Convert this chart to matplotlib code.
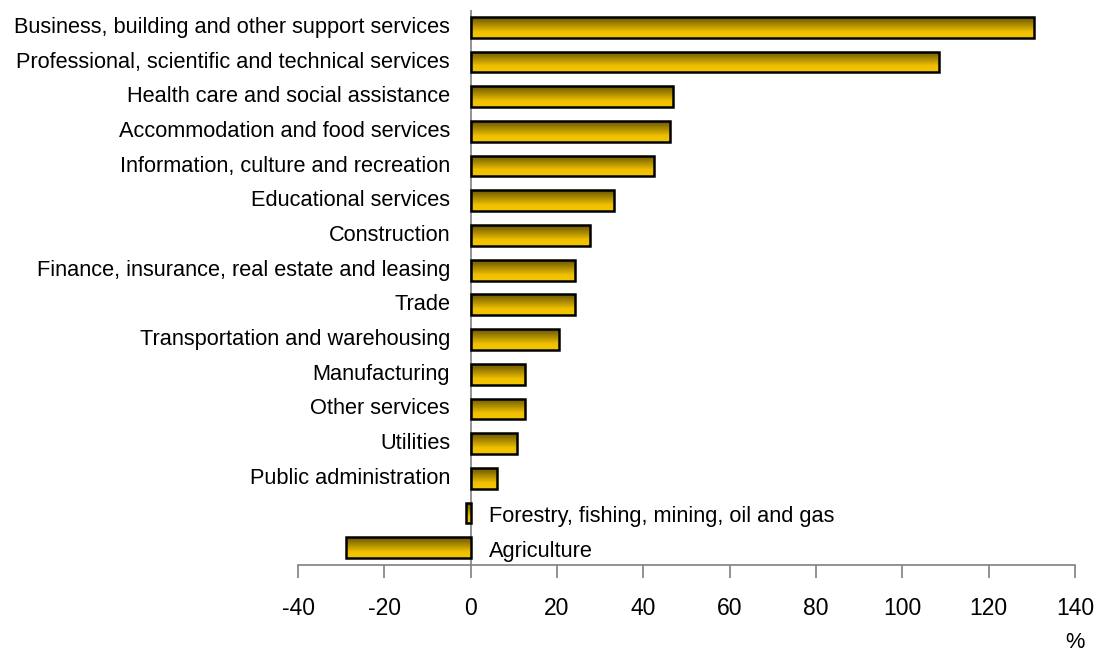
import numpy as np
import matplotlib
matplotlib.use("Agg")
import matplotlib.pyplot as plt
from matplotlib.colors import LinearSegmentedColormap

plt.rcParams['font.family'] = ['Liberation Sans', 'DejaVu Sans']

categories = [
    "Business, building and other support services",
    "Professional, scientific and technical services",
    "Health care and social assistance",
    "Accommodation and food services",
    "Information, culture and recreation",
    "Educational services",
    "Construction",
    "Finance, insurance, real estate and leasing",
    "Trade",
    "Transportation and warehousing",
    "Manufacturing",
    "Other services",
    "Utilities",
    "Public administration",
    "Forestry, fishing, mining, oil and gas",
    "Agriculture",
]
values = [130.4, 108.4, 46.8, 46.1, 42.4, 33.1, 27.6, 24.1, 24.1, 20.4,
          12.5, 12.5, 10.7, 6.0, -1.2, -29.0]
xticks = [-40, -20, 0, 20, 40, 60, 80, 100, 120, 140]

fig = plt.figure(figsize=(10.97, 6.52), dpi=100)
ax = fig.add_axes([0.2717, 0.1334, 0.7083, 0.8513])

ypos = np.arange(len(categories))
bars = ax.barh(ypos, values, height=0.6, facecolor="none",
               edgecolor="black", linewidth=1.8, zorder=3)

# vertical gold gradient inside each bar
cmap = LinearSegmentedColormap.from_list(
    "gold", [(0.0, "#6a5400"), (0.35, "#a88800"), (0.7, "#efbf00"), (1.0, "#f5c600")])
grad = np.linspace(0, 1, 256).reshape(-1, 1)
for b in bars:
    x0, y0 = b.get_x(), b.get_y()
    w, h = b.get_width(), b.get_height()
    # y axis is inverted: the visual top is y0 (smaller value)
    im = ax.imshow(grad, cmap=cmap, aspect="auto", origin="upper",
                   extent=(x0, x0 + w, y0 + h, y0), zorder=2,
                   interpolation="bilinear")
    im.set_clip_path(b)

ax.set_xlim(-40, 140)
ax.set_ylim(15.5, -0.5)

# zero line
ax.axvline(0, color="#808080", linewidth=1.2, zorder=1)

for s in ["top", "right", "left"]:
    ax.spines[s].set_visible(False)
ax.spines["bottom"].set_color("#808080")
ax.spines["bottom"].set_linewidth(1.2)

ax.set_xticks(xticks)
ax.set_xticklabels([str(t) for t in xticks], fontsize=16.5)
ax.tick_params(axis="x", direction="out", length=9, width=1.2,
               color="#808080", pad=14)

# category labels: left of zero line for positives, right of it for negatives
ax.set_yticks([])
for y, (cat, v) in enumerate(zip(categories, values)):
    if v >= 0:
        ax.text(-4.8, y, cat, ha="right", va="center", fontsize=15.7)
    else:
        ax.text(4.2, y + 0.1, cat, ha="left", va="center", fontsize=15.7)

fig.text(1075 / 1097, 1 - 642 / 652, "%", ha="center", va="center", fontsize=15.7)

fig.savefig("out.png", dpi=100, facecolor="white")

• • • •

- _TASK DETAILS_
Of the lines above, how many include the word "matplotlib"? Reply with the number alone.

- _WRITTEN ANSWER_
5